Current statistics show that the unemployment rate for African-Americans is 16.7 percent, the highest it's been since 1984 and roughly double the jobless rate of whites.

But when it comes to net worth, the massive 20-1 disparity is also driven in part by generations of inequality in the workforce, beginning in the years when blacks suffered from segregation in the South and exclusion from trade unions in the North. That's because a major source of family wealth is through inheritance, and the short-lived rise in black net worth in the 1990s didn't last long enough to change the basic math on that front.

Timothy Smeeding, director of the Institute for Research on Poverty at the University of Wisconsin, said that another factor is that a lot of white households, especially among baby boomers, were more heavily staked in the stock market, through retirement funds or other accounts. And Wall Street, though battered, has bounced back more quickly since 2008 than the housing market.

"The main asset of the middle class is their home," Smeeding said, but unfortunately many black and Latino buyers were enticed into the market when prices were at an unusual high. Smeeding has been advocating for a government-backed program of loan modification, instead of foreclosure, that would allow more families to stay in their homes until prices - and thus net worth - recover.

But Amadu J. Kaba, an associate professor of sociology at Seton Hall who has also studied the black-white wealth gap, noted that housing isn't the only factor holding down wealth in minority communities. For example, he pointed out that statistics show blacks are less likely than whites to have health insurance - and thus can be wiped out by a serious illness.
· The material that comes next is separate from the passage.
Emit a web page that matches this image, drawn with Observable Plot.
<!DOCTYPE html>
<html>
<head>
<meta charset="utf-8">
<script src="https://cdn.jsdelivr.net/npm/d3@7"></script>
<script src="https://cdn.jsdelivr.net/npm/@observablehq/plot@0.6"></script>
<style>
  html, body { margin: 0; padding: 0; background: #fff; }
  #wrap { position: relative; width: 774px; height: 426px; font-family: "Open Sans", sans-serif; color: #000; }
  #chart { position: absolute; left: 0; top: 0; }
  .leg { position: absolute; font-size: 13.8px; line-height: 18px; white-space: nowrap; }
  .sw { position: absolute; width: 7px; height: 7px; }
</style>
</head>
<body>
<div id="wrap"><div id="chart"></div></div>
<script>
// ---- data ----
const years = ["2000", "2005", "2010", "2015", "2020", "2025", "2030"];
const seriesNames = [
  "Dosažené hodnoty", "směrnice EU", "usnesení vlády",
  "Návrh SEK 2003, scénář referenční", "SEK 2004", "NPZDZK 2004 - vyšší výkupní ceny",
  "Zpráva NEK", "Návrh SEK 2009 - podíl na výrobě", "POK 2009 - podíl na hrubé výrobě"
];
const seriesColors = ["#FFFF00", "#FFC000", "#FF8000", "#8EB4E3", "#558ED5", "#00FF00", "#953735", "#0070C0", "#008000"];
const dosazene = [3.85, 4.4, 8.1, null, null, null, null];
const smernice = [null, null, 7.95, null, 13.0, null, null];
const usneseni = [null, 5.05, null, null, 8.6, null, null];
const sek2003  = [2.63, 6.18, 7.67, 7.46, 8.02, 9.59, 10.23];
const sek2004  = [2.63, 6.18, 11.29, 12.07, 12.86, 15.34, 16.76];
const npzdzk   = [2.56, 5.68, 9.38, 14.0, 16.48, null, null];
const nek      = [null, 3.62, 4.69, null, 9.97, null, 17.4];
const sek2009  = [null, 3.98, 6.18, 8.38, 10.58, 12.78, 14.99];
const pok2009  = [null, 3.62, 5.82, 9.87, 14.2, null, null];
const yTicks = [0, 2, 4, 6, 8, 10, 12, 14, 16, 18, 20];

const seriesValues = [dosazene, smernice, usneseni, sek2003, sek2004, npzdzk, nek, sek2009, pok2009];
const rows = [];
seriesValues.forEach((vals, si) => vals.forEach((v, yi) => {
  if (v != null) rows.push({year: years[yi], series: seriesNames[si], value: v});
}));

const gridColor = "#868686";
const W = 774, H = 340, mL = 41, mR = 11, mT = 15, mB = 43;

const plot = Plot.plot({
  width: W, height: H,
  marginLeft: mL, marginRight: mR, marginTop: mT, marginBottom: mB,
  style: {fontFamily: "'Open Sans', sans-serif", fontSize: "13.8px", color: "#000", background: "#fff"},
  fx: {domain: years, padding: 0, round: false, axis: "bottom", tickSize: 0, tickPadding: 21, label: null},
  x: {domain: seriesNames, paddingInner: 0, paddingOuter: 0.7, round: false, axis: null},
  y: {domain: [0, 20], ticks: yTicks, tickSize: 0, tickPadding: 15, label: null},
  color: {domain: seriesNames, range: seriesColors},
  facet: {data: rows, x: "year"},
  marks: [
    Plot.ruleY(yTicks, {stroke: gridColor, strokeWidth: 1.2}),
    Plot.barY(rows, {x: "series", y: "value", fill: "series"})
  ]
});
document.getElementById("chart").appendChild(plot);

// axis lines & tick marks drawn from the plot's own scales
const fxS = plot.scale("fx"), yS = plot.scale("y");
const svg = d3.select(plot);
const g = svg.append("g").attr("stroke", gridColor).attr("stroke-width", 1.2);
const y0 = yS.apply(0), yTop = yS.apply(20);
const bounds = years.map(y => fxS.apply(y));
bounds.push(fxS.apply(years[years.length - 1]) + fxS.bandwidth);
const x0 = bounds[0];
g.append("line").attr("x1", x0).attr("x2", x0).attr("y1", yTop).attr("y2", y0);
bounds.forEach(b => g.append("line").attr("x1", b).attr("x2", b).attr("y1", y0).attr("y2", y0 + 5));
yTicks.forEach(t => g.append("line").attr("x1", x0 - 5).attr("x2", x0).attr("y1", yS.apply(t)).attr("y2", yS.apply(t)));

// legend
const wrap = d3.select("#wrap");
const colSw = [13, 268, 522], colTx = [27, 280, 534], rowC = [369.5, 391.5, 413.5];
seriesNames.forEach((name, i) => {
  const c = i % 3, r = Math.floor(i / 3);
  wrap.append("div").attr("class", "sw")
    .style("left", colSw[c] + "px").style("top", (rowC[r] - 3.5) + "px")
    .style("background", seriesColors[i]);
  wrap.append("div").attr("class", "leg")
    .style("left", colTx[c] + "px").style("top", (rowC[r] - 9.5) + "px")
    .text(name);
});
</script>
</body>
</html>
Many middle-class families, especially minorities, also went deep into student-loan debt in the 2000s because of the high cost of college education - only to find few well-paying jobs for graduates available in the 2010s.

Meanwhile, Coleman said he's been unfazed by his own foreclosure and loss of wealth. Over the past three years, he's continually looked for and sometimes found temporary work as a cable installer, commuting as far as Maryland, and he's studied for his commercial driver's license as a fallback.

He also says he hasn't given up on the American dream of homeownership - for a second time.

"I hope to recover to buy a house," he said. "There's so many abandoned houses, they should give them to people who can fix them up and they will have someplace to live."